Set down only those lines that fall from the line containing "Generate a web" through the line containing "invazivní prenatální diagnostiky", unchanged and without pictures.

*-*-*

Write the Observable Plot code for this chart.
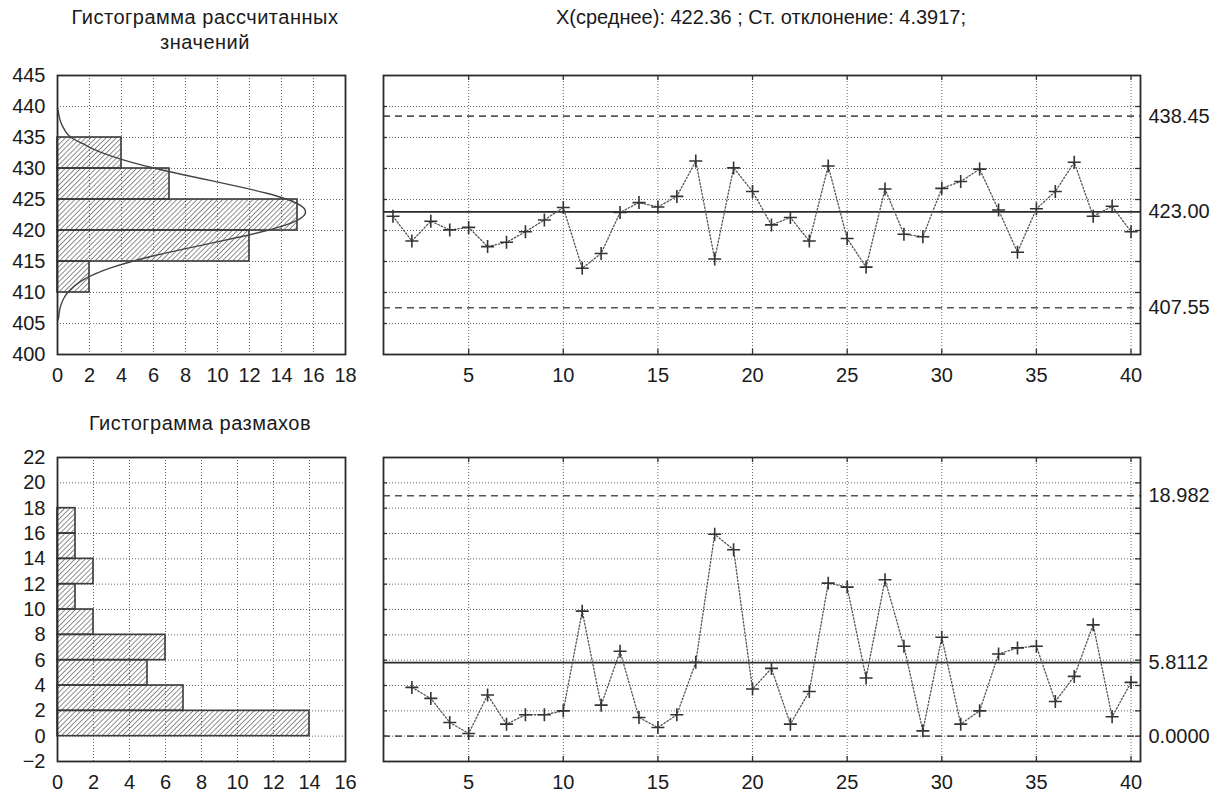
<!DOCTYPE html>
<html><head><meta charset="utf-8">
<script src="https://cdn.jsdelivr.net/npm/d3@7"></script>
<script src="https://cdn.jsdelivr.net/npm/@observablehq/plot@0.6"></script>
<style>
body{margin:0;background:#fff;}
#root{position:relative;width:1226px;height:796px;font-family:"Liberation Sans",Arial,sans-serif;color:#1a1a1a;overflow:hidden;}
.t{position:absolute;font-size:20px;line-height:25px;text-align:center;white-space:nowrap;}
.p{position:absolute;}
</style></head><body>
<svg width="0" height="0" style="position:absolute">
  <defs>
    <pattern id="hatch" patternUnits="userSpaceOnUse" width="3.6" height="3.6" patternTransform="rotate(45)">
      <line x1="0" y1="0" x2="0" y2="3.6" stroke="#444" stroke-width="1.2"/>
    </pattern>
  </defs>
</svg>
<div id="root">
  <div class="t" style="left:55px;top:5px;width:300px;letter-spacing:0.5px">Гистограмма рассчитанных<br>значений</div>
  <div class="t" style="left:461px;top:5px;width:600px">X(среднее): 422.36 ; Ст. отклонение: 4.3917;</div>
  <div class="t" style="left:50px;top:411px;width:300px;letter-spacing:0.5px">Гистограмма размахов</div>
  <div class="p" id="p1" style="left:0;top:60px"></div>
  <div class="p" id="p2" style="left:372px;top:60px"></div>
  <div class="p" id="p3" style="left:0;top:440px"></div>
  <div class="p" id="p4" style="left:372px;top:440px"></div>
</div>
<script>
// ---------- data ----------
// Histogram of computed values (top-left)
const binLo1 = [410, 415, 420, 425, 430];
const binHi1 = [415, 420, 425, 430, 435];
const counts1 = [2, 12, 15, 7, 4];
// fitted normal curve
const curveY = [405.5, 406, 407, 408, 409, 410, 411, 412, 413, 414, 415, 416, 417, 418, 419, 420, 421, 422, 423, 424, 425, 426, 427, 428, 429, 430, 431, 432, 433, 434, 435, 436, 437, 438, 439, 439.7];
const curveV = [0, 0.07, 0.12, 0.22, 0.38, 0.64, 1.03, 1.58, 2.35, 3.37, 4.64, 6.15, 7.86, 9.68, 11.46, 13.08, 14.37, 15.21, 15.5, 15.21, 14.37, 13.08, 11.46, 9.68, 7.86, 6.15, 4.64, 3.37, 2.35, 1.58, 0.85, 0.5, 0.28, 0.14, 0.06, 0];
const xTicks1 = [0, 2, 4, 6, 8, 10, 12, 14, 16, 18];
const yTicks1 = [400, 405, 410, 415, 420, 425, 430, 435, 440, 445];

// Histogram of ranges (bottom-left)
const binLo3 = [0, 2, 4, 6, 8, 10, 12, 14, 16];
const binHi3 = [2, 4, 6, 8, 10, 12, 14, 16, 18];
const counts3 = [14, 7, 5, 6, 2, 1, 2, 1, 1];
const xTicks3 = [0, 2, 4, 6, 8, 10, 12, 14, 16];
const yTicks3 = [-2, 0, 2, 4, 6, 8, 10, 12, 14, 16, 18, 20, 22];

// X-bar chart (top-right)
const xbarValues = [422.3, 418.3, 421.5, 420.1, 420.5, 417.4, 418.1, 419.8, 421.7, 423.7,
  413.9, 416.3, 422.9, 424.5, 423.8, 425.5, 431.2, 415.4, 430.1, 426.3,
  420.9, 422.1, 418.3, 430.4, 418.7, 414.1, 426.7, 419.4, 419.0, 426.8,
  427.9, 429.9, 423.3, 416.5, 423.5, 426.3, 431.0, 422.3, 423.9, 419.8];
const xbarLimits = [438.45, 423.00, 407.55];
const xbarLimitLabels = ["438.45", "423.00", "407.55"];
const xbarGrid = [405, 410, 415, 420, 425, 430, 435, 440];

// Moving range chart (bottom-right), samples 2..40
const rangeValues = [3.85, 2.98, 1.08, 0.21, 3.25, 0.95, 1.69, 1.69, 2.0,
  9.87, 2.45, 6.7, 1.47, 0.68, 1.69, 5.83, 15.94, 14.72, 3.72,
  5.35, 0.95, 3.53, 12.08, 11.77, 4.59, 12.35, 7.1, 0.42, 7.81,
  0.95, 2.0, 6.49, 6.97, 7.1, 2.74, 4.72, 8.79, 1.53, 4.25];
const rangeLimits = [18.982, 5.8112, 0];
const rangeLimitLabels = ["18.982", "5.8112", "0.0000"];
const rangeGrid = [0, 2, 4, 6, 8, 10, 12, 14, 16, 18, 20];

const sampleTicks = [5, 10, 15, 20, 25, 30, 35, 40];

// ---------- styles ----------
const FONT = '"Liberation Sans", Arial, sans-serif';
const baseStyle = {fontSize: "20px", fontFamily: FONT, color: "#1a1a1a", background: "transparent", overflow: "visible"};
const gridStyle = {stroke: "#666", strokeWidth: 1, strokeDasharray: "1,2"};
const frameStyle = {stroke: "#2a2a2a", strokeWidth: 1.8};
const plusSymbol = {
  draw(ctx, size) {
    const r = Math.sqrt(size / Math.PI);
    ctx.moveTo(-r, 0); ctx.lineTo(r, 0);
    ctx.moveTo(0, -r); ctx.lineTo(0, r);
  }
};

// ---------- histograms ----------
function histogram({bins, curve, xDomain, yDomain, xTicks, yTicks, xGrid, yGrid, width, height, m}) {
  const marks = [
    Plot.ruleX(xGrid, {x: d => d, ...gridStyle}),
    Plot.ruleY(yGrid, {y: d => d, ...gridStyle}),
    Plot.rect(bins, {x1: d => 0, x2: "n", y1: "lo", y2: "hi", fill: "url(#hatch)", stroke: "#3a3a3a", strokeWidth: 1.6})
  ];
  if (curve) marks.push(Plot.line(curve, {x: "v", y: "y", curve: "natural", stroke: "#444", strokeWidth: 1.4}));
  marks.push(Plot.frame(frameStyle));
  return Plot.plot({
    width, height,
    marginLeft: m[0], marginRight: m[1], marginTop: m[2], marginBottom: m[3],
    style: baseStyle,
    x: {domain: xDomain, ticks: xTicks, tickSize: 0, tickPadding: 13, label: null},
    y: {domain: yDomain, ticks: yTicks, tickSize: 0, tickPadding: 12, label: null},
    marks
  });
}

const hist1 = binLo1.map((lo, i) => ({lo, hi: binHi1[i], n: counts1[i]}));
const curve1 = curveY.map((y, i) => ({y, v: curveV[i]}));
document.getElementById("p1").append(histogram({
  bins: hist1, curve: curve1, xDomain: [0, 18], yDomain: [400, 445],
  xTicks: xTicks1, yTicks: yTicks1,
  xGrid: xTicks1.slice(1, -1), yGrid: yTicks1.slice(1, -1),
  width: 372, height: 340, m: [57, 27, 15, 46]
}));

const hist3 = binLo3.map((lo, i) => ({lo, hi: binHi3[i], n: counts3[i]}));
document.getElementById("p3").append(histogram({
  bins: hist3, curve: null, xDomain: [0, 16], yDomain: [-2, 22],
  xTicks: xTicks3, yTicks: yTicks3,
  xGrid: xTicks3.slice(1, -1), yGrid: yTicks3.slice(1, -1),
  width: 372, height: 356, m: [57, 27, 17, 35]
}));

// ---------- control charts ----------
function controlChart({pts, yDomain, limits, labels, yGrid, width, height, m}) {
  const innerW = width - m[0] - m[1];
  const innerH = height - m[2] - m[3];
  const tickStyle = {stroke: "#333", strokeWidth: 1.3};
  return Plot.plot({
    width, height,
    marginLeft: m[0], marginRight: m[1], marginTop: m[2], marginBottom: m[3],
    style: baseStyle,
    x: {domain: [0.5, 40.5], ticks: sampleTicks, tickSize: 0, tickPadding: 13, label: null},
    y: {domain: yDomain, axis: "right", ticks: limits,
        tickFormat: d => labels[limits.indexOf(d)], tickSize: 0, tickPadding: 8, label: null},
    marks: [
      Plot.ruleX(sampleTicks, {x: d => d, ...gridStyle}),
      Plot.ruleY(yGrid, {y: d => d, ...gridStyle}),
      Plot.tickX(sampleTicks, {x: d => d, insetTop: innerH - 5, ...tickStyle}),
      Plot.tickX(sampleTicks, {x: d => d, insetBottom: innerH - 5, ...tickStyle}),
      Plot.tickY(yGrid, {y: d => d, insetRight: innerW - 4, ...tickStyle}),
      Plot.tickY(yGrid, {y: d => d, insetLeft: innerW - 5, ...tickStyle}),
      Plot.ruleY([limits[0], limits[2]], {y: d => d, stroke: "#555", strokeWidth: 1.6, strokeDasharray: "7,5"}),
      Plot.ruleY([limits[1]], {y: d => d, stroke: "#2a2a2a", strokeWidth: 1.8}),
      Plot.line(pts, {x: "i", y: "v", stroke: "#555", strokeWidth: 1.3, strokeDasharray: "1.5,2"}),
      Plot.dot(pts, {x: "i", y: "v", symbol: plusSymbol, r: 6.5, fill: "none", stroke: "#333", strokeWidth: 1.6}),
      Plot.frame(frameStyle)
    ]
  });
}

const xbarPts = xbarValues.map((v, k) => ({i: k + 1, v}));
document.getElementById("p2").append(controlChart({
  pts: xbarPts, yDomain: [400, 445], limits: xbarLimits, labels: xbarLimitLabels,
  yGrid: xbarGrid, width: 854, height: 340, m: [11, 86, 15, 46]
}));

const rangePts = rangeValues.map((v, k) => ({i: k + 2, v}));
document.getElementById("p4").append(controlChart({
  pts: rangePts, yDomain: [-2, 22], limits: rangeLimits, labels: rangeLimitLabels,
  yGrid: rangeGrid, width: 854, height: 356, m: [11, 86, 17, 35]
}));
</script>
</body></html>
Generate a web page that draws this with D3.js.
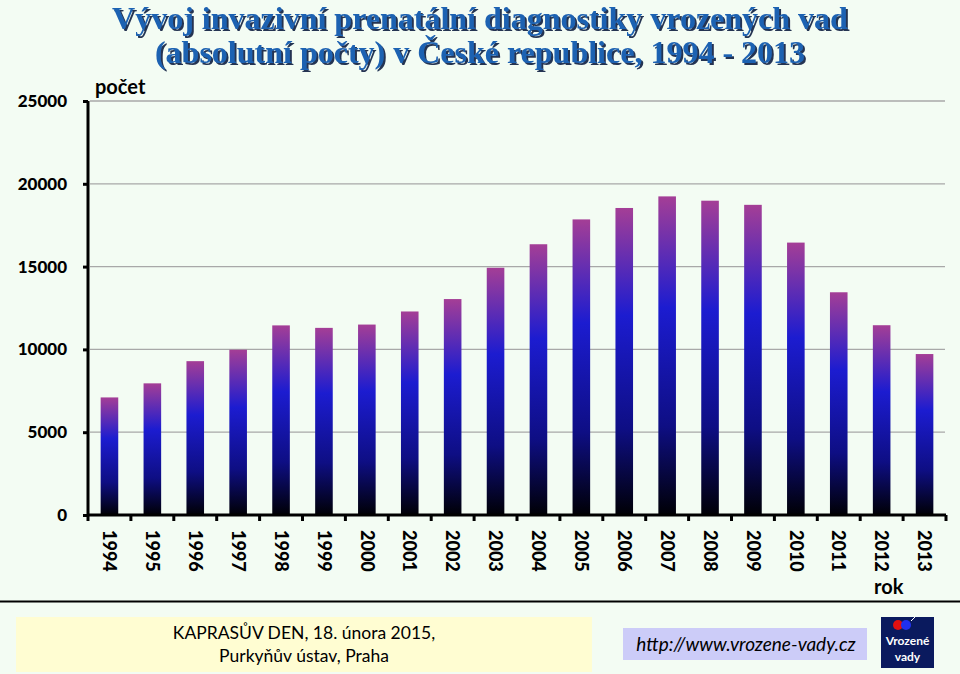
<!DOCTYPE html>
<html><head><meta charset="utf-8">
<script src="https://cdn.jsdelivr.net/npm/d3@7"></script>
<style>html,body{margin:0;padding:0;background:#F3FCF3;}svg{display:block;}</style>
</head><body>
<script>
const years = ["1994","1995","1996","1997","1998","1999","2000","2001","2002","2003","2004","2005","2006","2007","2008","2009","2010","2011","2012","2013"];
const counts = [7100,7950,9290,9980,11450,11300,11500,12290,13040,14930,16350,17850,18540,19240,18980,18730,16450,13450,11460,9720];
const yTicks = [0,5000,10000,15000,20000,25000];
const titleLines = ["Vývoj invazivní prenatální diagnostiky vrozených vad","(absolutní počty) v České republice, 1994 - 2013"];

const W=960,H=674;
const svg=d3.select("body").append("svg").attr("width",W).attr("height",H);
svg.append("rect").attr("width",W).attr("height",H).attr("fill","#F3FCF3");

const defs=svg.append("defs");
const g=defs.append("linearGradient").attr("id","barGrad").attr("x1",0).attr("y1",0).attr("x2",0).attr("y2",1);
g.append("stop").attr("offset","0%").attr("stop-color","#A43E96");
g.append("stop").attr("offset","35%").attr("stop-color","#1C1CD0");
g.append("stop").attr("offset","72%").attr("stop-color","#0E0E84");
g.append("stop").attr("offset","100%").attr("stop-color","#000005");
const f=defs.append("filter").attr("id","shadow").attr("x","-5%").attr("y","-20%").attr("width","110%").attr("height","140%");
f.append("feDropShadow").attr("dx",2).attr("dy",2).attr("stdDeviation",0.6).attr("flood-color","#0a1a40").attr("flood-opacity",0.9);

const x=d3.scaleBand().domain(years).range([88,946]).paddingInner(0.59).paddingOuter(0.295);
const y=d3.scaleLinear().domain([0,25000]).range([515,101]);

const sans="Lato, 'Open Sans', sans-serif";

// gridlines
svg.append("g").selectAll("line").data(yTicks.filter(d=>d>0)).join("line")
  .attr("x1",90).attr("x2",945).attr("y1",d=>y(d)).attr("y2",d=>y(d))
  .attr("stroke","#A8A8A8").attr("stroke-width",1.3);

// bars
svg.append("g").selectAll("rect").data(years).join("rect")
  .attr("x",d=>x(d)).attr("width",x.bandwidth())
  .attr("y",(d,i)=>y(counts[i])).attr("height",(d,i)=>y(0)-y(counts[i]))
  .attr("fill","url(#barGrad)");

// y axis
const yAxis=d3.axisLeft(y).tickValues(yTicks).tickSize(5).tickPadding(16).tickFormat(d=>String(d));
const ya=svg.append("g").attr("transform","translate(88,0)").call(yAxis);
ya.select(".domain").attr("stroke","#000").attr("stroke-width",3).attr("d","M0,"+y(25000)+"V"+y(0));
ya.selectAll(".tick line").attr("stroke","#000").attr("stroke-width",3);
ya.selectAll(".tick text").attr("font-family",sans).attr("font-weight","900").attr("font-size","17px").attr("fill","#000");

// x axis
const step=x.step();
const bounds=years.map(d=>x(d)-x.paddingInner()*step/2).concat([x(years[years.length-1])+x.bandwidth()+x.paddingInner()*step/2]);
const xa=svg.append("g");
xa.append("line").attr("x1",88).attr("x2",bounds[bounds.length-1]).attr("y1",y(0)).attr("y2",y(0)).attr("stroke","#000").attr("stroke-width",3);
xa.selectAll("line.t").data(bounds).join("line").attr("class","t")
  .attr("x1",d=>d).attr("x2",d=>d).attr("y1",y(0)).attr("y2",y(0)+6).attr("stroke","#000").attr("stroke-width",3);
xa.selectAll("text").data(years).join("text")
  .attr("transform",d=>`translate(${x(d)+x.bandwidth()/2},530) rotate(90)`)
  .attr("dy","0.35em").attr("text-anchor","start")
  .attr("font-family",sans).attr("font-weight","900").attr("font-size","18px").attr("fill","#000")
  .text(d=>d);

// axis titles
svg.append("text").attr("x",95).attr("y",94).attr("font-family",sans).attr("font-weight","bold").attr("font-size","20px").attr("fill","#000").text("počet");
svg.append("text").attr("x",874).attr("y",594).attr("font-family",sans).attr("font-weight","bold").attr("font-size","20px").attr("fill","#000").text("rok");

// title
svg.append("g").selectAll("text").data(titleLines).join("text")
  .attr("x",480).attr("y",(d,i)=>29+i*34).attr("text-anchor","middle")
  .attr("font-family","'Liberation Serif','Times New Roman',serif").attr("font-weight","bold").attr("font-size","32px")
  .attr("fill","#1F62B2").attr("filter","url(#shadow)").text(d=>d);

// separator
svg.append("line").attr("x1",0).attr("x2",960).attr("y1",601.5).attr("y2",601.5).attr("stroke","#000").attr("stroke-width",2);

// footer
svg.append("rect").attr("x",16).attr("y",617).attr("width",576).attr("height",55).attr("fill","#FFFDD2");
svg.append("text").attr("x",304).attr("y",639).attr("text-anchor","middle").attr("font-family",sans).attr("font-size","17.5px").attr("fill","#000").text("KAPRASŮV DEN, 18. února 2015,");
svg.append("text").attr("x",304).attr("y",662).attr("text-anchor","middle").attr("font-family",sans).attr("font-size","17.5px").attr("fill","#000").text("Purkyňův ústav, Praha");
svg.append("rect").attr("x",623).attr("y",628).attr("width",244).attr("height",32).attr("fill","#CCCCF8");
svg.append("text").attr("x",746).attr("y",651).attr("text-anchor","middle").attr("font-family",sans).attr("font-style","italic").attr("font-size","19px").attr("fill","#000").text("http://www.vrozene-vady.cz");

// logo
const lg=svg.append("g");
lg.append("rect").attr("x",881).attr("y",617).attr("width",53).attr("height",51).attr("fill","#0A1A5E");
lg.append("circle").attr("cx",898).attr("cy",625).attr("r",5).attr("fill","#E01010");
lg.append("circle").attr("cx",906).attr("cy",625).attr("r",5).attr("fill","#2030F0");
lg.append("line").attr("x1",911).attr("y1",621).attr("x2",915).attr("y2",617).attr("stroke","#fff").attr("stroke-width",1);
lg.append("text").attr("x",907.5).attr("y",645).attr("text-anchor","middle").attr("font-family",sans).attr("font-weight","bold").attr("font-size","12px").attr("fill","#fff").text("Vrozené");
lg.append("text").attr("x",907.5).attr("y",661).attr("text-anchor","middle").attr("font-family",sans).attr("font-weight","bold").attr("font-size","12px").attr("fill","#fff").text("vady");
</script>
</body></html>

*-*-*

--- RESPONSE TO THE EXERCISE ---
Generate a web page that draws this with D3.js.
<!DOCTYPE html>
<html><head><meta charset="utf-8">
<script src="https://cdn.jsdelivr.net/npm/d3@7"></script>
<style>html,body{margin:0;padding:0;background:#F3FCF3;}svg{display:block;}</style>
</head><body>
<script>
const years = ["1994","1995","1996","1997","1998","1999","2000","2001","2002","2003","2004","2005","2006","2007","2008","2009","2010","2011","2012","2013"];
const counts = [7100,7950,9290,9980,11450,11300,11500,12290,13040,14930,16350,17850,18540,19240,18980,18730,16450,13450,11460,9720];
const yTicks = [0,5000,10000,15000,20000,25000];
const titleLines = ["Vývoj invazivní prenatální diagnostiky vrozených vad","(absolutní počty) v České republice, 1994 - 2013"];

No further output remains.